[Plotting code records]
◆ ◆ ◆ ◆ ◆ ◆ ◆

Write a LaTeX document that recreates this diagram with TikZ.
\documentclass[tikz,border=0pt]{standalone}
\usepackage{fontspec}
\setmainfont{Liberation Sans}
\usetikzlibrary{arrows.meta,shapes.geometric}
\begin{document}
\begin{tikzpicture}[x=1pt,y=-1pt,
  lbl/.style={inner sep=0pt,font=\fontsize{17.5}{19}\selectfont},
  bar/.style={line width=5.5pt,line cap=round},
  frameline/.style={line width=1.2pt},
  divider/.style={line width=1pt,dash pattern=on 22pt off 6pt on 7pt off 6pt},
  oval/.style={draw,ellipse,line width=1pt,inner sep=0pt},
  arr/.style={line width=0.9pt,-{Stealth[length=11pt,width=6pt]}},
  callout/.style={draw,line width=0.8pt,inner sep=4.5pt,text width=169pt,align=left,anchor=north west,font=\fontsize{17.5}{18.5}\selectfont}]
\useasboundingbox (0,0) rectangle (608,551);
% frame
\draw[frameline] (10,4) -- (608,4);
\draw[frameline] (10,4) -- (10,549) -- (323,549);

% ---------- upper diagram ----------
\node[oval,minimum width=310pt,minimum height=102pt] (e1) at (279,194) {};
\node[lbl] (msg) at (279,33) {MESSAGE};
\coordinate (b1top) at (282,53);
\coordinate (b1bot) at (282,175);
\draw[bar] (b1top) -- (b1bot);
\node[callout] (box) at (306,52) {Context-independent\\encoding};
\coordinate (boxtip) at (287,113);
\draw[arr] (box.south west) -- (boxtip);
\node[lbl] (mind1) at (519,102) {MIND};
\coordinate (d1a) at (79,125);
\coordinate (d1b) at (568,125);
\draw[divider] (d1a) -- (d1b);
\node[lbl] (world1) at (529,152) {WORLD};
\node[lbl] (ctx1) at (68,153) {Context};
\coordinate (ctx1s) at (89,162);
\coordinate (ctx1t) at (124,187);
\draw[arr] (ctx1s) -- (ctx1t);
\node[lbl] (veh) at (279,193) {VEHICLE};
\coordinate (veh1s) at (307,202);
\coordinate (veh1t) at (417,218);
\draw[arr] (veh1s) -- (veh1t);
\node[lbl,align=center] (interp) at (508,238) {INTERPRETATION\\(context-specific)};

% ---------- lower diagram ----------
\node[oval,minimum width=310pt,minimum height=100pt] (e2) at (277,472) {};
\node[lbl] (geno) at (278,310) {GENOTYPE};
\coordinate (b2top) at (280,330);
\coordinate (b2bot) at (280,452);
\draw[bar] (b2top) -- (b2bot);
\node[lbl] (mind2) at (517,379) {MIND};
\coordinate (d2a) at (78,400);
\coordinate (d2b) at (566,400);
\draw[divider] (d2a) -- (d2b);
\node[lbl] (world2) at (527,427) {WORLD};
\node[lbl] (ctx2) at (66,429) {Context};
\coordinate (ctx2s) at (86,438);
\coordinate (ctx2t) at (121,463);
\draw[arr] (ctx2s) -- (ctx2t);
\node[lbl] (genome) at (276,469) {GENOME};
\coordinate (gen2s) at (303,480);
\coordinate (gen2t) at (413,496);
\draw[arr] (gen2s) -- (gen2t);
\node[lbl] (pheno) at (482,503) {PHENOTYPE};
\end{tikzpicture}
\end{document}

◆ ◆ ◆ ◆ ◆ ◆ ◆

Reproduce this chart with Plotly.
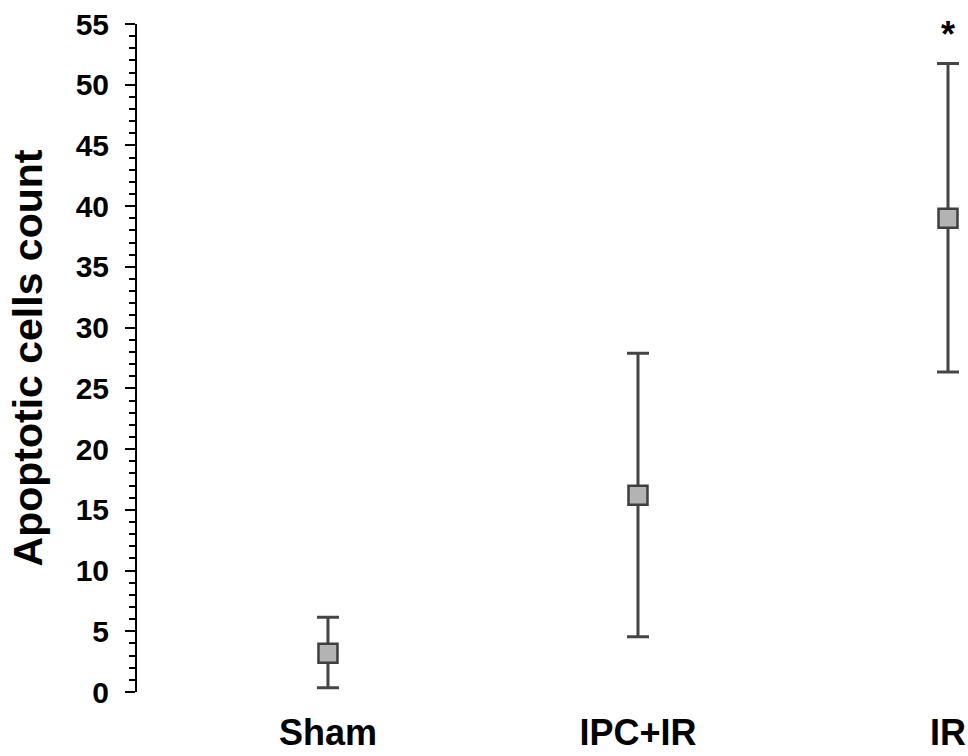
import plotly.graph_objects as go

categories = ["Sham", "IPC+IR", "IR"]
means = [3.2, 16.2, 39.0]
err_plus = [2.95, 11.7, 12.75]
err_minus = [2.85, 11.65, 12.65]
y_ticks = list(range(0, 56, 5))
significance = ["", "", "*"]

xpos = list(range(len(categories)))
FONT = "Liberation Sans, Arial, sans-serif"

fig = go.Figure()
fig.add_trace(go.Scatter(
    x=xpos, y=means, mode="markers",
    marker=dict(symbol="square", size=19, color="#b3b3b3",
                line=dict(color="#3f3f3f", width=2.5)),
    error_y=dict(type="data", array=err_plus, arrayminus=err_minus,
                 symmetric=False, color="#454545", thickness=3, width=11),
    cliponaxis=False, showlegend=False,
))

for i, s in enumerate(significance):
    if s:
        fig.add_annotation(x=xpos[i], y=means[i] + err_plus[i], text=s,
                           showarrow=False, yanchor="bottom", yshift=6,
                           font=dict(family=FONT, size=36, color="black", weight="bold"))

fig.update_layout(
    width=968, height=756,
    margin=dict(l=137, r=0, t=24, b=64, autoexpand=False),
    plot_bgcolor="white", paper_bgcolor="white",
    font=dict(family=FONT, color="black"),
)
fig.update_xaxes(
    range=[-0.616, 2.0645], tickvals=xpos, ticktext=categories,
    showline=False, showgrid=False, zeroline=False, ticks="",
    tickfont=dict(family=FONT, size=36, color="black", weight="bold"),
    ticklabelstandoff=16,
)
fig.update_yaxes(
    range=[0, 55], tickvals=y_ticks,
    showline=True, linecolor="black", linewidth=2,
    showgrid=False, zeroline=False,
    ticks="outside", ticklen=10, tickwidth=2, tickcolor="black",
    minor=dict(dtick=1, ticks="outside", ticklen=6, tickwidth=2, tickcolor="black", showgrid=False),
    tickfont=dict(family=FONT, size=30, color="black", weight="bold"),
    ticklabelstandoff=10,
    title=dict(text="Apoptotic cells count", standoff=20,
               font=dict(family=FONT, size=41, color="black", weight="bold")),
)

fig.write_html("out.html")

◆ ◆ ◆ ◆ ◆ ◆ ◆

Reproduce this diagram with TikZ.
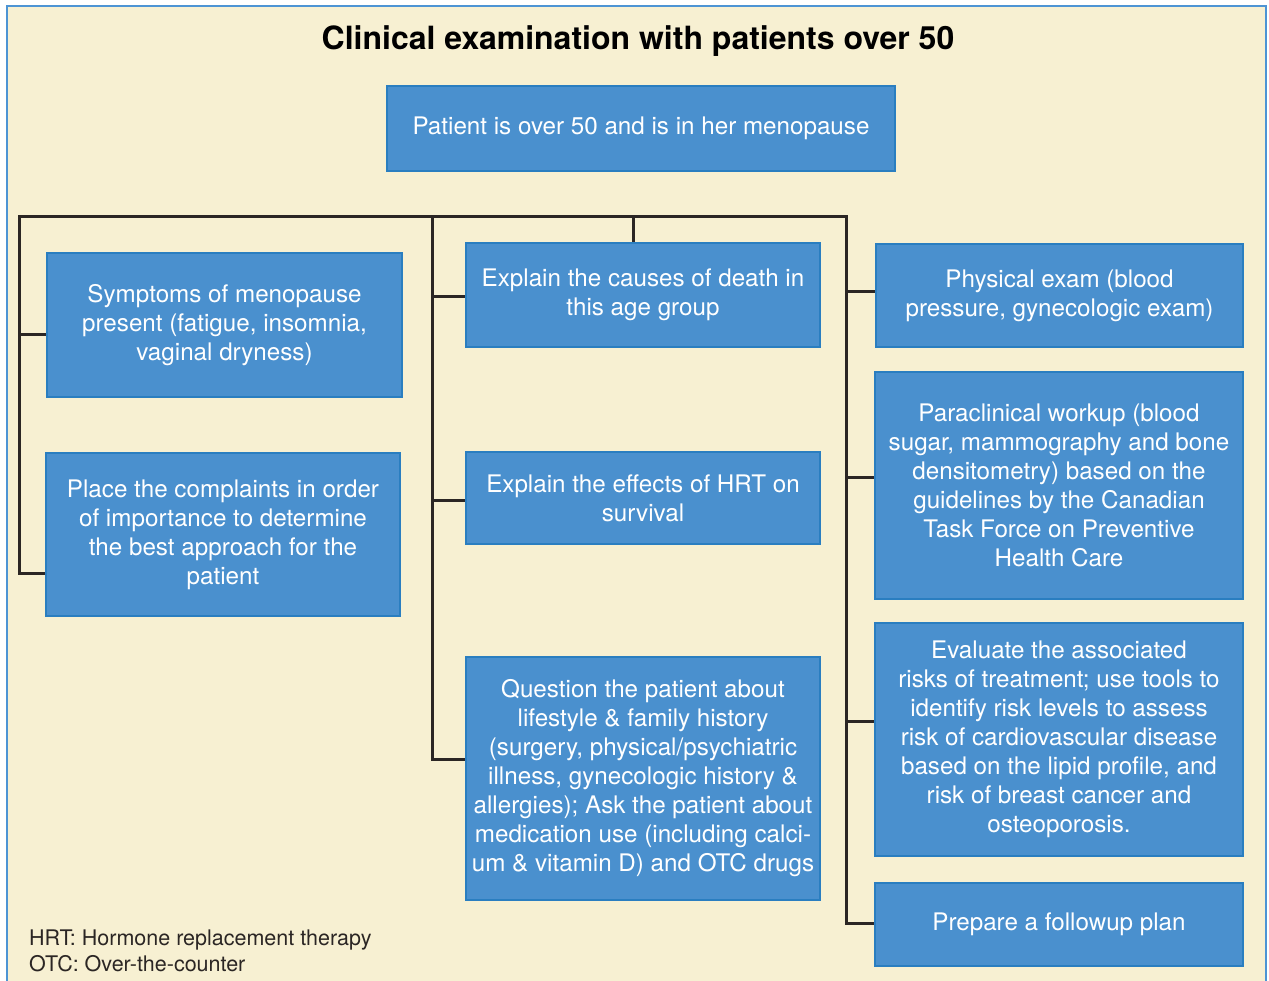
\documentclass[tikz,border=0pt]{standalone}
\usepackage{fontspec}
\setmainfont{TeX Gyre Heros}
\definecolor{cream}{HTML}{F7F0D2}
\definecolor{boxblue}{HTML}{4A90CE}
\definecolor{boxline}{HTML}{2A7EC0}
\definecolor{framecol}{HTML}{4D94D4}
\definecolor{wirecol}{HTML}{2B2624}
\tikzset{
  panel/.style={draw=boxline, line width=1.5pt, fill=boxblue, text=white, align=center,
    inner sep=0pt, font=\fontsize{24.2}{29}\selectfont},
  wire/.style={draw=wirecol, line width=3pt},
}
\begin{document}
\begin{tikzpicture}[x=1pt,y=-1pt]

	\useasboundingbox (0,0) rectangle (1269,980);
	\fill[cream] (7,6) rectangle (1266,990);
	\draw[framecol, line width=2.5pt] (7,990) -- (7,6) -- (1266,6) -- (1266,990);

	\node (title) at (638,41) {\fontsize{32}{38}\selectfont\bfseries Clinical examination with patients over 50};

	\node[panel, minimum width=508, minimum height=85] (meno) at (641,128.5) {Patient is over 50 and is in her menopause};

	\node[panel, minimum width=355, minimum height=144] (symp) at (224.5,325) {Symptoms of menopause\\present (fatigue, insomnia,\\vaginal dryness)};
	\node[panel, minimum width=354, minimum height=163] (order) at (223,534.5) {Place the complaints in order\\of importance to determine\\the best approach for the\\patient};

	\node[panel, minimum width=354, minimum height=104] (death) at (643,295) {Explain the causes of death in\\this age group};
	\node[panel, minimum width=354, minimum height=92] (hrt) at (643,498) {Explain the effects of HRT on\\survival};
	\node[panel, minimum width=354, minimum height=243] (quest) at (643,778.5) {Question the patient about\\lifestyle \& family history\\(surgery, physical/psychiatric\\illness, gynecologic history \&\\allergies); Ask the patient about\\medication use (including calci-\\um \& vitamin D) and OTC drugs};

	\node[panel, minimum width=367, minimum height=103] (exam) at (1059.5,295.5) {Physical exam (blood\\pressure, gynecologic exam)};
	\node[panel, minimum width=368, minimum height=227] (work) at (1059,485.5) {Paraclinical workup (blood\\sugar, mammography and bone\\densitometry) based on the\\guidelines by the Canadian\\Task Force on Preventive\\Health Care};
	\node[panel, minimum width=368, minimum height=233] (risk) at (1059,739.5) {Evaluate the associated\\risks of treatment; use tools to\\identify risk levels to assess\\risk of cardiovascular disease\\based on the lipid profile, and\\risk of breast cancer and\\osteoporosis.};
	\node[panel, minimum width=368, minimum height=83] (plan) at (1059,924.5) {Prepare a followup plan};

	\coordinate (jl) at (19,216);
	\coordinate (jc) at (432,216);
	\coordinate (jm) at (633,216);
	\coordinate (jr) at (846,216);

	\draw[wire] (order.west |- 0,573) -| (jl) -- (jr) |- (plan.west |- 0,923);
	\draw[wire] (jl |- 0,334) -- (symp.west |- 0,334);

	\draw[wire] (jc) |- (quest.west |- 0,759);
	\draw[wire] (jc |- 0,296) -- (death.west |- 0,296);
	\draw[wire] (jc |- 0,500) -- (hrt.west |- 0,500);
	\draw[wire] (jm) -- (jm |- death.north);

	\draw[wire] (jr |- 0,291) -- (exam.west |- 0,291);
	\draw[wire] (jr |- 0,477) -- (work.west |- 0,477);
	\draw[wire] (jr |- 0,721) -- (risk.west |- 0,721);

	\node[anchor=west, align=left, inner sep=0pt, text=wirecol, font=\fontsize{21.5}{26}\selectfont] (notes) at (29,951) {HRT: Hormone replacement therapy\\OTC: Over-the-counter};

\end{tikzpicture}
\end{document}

◆ ◆ ◆ ◆ ◆ ◆ ◆

◆ WHAT TO PRODUCE
Copy each line that holds the word "diagram".

◆ THE OUTPUT
Write a LaTeX document that recreates this diagram with TikZ.
% ---------- upper diagram ----------
% ---------- lower diagram ----------
Reproduce this diagram with TikZ.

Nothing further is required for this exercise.